* _Written exercise_: Exactly reproduce the lines of the listing below from the one containing "Output the component" through the one containing "import * as". Skip the images.

* _Information given_:

"""

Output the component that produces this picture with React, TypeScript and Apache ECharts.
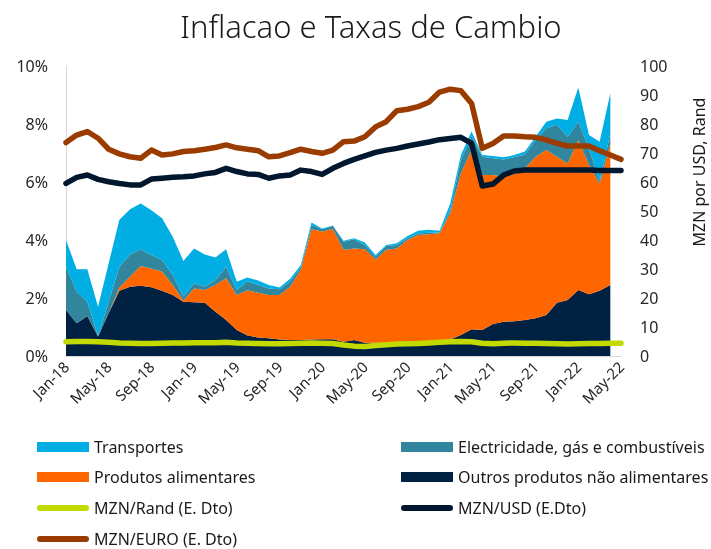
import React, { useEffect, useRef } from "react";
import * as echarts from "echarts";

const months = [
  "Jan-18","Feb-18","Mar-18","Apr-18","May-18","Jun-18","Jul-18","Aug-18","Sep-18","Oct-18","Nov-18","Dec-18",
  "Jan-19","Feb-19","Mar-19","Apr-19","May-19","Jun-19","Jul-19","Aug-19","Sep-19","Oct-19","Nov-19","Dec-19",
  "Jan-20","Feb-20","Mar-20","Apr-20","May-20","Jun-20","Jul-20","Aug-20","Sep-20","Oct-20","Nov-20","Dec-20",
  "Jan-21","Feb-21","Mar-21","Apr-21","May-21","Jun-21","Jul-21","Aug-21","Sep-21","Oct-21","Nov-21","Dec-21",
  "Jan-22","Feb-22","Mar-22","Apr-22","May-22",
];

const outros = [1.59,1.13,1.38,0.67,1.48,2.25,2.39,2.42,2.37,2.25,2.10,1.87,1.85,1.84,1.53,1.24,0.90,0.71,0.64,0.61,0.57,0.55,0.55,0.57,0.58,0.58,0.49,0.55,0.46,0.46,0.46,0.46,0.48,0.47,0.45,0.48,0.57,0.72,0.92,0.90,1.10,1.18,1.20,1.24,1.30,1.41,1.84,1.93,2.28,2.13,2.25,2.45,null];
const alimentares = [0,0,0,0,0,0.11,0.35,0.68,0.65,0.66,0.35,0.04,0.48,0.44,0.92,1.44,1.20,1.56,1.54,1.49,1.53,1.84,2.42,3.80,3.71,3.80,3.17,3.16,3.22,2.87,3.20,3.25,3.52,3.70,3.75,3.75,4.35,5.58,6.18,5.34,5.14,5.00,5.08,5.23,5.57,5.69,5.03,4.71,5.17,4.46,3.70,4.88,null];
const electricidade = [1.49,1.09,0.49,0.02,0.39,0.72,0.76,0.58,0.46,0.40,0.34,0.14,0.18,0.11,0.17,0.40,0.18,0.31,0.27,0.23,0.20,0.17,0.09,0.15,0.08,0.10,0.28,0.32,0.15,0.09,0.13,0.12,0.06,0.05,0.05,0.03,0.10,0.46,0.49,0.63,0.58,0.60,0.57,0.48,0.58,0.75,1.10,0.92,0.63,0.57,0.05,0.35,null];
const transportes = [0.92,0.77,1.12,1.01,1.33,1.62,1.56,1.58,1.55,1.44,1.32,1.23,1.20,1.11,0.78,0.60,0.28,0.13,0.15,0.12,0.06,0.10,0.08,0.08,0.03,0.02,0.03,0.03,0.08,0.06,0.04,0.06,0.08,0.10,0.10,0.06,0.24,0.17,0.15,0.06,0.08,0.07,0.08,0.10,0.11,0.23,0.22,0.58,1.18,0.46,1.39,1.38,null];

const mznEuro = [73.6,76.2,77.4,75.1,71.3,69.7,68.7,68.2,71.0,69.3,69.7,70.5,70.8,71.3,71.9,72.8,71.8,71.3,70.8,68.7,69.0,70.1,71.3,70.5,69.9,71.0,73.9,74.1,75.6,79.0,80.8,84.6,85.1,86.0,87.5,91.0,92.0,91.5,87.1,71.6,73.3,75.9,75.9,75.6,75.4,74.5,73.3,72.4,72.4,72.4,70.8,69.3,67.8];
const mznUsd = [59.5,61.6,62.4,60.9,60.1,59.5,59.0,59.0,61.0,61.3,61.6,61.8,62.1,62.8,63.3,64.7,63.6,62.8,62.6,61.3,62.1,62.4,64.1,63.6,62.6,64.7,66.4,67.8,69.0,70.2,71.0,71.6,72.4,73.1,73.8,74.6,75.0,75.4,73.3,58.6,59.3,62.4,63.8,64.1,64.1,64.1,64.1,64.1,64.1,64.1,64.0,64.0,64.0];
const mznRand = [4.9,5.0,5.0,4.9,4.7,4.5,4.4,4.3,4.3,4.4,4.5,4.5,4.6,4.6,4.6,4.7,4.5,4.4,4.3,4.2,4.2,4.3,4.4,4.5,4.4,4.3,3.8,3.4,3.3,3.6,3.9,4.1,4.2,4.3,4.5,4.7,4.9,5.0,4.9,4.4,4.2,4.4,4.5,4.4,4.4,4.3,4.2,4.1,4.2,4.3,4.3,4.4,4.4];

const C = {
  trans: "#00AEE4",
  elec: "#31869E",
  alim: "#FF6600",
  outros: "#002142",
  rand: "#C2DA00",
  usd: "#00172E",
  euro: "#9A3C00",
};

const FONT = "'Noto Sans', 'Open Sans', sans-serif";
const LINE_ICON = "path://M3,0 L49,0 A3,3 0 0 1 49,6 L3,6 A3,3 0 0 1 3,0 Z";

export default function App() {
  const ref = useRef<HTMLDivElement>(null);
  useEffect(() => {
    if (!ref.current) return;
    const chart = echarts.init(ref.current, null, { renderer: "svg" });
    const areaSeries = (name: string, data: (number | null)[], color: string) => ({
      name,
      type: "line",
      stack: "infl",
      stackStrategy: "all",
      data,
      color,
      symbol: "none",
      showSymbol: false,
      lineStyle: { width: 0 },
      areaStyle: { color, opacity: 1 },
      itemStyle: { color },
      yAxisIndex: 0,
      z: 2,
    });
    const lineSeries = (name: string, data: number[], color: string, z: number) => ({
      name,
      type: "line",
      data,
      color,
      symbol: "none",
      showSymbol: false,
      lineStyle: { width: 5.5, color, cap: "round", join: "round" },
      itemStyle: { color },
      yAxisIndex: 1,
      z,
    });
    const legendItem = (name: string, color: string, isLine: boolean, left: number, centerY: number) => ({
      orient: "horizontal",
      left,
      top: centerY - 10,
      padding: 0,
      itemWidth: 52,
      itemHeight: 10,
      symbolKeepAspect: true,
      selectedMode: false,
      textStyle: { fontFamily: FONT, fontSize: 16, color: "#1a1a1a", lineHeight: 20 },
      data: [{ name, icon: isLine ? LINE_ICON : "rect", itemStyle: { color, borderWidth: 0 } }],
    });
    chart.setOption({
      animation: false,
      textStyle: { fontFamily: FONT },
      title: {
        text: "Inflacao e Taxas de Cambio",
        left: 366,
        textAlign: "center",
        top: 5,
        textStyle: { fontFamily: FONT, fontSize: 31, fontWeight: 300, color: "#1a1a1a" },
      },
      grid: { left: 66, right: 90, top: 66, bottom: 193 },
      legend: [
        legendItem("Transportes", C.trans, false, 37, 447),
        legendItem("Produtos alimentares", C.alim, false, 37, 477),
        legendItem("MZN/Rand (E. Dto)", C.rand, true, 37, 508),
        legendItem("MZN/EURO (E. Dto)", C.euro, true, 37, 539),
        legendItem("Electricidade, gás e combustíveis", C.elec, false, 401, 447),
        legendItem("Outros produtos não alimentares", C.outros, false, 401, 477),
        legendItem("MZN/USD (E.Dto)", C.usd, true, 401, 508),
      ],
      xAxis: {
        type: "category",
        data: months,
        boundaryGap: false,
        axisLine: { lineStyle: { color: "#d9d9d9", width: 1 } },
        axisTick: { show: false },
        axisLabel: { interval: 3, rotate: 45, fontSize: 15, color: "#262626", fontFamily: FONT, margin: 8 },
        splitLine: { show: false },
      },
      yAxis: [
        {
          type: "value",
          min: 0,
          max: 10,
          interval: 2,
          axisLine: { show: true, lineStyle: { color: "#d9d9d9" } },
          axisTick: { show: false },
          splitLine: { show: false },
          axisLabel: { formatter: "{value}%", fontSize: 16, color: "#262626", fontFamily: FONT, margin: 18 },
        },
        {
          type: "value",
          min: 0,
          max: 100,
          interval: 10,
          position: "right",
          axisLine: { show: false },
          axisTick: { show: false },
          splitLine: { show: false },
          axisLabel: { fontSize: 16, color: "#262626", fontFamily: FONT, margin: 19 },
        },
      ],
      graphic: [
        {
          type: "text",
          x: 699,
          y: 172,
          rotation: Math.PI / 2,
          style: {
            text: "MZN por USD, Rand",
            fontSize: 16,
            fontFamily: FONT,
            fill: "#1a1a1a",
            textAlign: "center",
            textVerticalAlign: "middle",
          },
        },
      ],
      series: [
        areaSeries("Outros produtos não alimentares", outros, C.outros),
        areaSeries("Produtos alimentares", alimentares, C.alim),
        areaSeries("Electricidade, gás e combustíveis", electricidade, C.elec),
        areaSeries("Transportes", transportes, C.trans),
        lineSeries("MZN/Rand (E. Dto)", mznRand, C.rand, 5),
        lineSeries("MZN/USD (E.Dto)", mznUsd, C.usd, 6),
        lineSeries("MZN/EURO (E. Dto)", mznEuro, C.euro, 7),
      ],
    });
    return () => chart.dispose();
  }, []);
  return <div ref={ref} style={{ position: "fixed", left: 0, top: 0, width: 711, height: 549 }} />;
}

"""
"""

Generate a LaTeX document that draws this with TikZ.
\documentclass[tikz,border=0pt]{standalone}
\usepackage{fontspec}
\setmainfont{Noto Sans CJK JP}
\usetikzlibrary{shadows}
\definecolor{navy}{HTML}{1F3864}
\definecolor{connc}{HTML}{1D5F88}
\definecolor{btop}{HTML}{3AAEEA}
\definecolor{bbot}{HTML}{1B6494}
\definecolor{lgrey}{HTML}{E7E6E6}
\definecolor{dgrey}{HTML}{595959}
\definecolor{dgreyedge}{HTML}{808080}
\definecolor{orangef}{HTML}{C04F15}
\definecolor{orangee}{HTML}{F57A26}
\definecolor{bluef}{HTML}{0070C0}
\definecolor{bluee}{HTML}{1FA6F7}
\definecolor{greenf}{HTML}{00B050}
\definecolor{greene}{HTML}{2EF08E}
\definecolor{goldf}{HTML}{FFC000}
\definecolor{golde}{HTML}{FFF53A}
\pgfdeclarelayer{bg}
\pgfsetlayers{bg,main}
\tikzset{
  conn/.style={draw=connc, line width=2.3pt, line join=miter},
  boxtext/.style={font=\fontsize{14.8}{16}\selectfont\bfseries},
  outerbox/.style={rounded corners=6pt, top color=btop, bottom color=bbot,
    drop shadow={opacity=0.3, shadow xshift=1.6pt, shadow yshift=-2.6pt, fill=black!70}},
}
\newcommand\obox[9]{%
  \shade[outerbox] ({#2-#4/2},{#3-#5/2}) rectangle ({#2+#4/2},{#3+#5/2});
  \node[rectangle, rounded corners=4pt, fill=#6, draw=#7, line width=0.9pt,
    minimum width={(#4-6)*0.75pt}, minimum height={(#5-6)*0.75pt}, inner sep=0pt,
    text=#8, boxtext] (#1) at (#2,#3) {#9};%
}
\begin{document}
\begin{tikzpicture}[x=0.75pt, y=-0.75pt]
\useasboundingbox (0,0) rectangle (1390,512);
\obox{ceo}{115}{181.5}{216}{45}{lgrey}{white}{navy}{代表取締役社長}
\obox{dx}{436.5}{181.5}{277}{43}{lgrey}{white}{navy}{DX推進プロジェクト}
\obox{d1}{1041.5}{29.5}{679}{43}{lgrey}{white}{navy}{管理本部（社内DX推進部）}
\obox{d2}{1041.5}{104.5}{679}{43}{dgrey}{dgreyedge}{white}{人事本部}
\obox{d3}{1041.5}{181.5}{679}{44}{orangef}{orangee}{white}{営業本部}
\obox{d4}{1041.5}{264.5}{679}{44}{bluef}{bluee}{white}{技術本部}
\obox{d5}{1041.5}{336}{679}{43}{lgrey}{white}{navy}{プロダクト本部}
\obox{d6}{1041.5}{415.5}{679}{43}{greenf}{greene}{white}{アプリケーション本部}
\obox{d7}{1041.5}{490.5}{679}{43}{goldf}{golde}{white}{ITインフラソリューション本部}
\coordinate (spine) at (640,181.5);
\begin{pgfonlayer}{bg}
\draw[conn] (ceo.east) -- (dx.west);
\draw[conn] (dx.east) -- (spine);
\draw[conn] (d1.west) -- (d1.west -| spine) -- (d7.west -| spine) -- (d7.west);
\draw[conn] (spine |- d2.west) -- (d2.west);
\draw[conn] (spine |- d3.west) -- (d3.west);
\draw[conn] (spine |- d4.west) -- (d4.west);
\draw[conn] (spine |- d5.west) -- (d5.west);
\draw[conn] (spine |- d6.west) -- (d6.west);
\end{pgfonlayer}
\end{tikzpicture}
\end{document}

"""

* _Full output_:
Output the component that produces this picture with React, TypeScript and Apache ECharts.
import React, { useEffect, useRef } from "react";
import * as echarts from "echarts";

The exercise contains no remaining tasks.